10. The loudspeaker module of claim 8, wherein an entirety of the first waveguide is mounted exteriorly to the first lateral non-contact surface of the headrest and an entirety of the second waveguide is mounted exteriorly to the second lateral non-contact surface of the headrest.

11. The loudspeaker module of claim 8, wherein the exit opening extends a listening direction toward the forward direction y, in a manner that does not converge toward a centerline of the headrest.

12. The loudspeaker module of claim 8, wherein;

an open area inside the first waveguide increases in size from the first opening to the exit opening; and

an open area inside the second waveguide increases in size from the first opening to the exit opening.

13. The loudspeaker module of claim 8, wherein the exit opening in each of the first and second waveguides is longer in a direction perpendicular to the central axis of radiation of each of the first and second loudspeaker drivers than in a direction parallel to the central axis of radiation of the first and second loudspeaker drivers.

14. The loudspeaker module of claim 8, wherein;

the exit opening of each of the first and second waveguides has an upper wall with a length that differs from a lower wall of the exit opening; and

the exit opening of each of the first and second waveguides has lateral walls that slope from the upper wall to the lower wall.

15. A loudspeaker assembly for mounting in a headrest, the loudspeaker assembly comprising;

a pair of loudspeaker drivers mounted inside the headrest spaced apart from each other and oriented so that a central axis of radiation of each of the loudspeaker drivers is in a lateral direction, x;

a pair of waveguides, each of the waveguides in the pair of waveguides has a first opening and an exit opening, each of the waveguides in the pair of waveguides extends from each of the loudspeaker drivers in the pair of loudspeaker drivers, respectively, at the first opening of the waveguide, each of the waveguides in the pair of waveguides is configured to direct audio at a listening direction through an exit opening, the exit opening extends exteriorly to the headrest and has a central axis of radiation that is perpendicular to the central axis of the loudspeaker driver; and

wherein the exit opening extends a listening direction along the central axis of radiation of the waveguide in a non-converging manner.

16. The loudspeaker assembly of claim 15, further comprising an acoustic lens mounted to an underside of each waveguide above each loudspeaker driver.

17. The loudspeaker assembly of claim 15, wherein an entirety of each waveguide is mounted exteriorly to the headrest.

18. The loudspeaker assembly of claim 15, wherein a cross-section of an open area inside the waveguide increases from the first opening to the exit opening.
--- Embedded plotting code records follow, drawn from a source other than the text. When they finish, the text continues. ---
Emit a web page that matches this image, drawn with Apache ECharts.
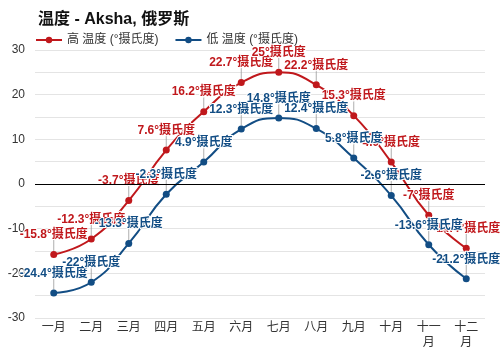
<!DOCTYPE html>
<html><head><meta charset="utf-8">
<script src="https://cdn.jsdelivr.net/npm/echarts@6/dist/echarts.min.js"></script>
<style>html,body{margin:0;padding:0;background:#fff}#c{width:500px;height:350px}</style>
</head><body><div id="c"></div>
<script>
const categories = ['一月','二月','三月','四月','五月','六月','七月','八月','九月','十月','十一月','十二月'];
const highTemps = [-15.8, -12.3, -3.7, 7.6, 16.2, 22.7, 25, 22.2, 15.3, 4.9, -7, -14.4];
const lowTemps = [-24.4, -22, -13.3, -2.3, 4.9, 12.3, 14.8, 12.4, 5.8, -2.6, -13.6, -21.2];
const yTicks = [-30, -20, -10, 0, 10, 20, 30];
const FONT = '"Liberation Sans", "Noto Sans CJK SC", sans-serif';
const HIGH_NAME = '高 温度 (°摄氏度)', LOW_NAME = '低 温度 (°摄氏度)';

function mkLabel(color){
  return {
    show: true, position: 'top', distance: 10,
    formatter: p => p.value + '°摄氏度',
    color: color, fontWeight: 'bold', fontSize: 12, fontFamily: FONT,
    textBorderColor: '#fff', textBorderWidth: 2
  };
}
function leader(data){
  return { type: 'scatter', data: data, symbol: 'rect', symbolSize: [1, 11],
    symbolOffset: [0, -9], itemStyle: { color: '#9a9a9a' }, z: 1, silent: true,
    label: { show: false }, tooltip: { show: false } };
}
const chart = echarts.init(document.getElementById('c'));
chart.setOption({
  animation: false,
  title: { text: '温度 - Aksha, 俄罗斯', left: 33, top: 7,
    textStyle: { fontSize: 16, fontWeight: 'bold', color: '#111', fontFamily: FONT } },
  legend: { left: 30, top: 29, itemWidth: 26, itemHeight: 8, itemGap: 16,
    textStyle: { fontSize: 12, color: '#333', fontFamily: FONT },
    data: [HIGH_NAME, LOW_NAME] },
  grid: { left: 35, right: 15, top: 50, bottom: 32, containLabel: false, outerBoundsMode: 'none' },
  xAxis: { type: 'category', data: categories, boundaryGap: true,
    axisLine: { show: false }, axisTick: { show: false },
    axisLabel: { color: '#333', fontSize: 12, fontFamily: FONT, margin: 2, lineHeight: 15,
      formatter: v => v.length > 2 ? v.slice(0,2) + '\n' + v.slice(2) : v } },
  yAxis: { type: 'value', min: -30, max: 30, interval: 5,
    axisLine: { show: false }, axisTick: { show: false },
    axisLabel: { color: '#333', fontSize: 12, fontFamily: FONT, margin: 10,
      formatter: v => yTicks.includes(v) ? String(v) : '' },
    splitLine: { lineStyle: { color: '#e4e4e4', width: 1 } } },
  series: [
    leader(highTemps),
    leader(lowTemps),
    { name: HIGH_NAME, type: 'line', data: highTemps, smooth: true, z: 3,
      symbol: 'circle', symbolSize: 7, color: '#c0181c',
      lineStyle: { width: 2, color: '#c0181c' },
      label: mkLabel('#c0181c'),
      markLine: { silent: true, symbol: 'none', label: { show: false },
        lineStyle: { color: '#000', width: 1, type: 'solid' }, data: [{ yAxis: 0 }] } },
    { name: LOW_NAME, type: 'line', data: lowTemps, smooth: true, z: 3,
      symbol: 'circle', symbolSize: 7, color: '#124d84',
      lineStyle: { width: 2, color: '#124d84' },
      label: mkLabel('#124d84') }
  ]
});
</script></body></html>
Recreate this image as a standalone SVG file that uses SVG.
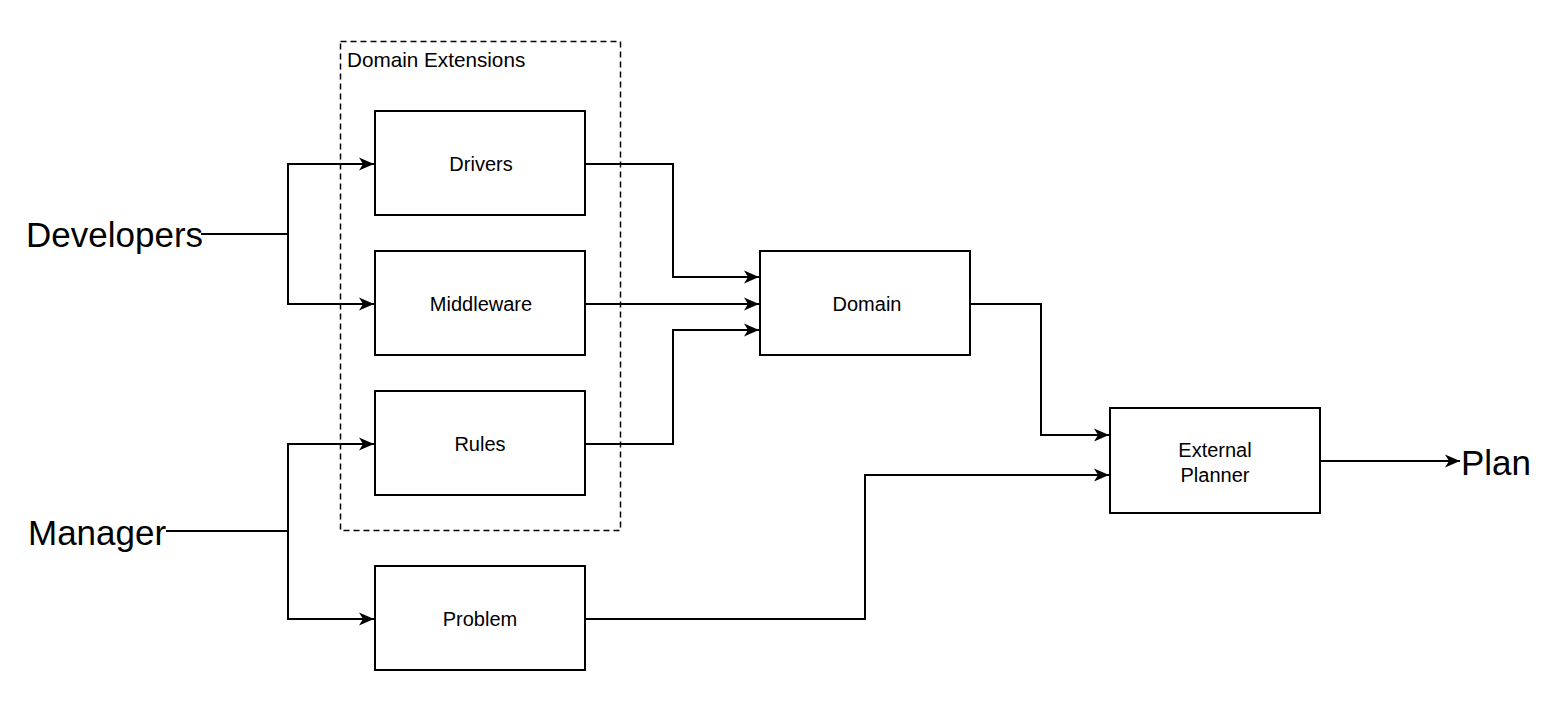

19. The loudspeaker assembly of claim 15, wherein the exit opening is larger in a direction perpendicular to the central axis of radiation of the waveguide than in a direction parallel to the central axis of radiation of the waveguide.

20. The loudspeaker assembly of claim 15, wherein:

the exit opening has an upper wall with a length that differs from a lower wall of the exit opening; and

the exit opening has lateral walls that slope from the upper wall to the lower wall.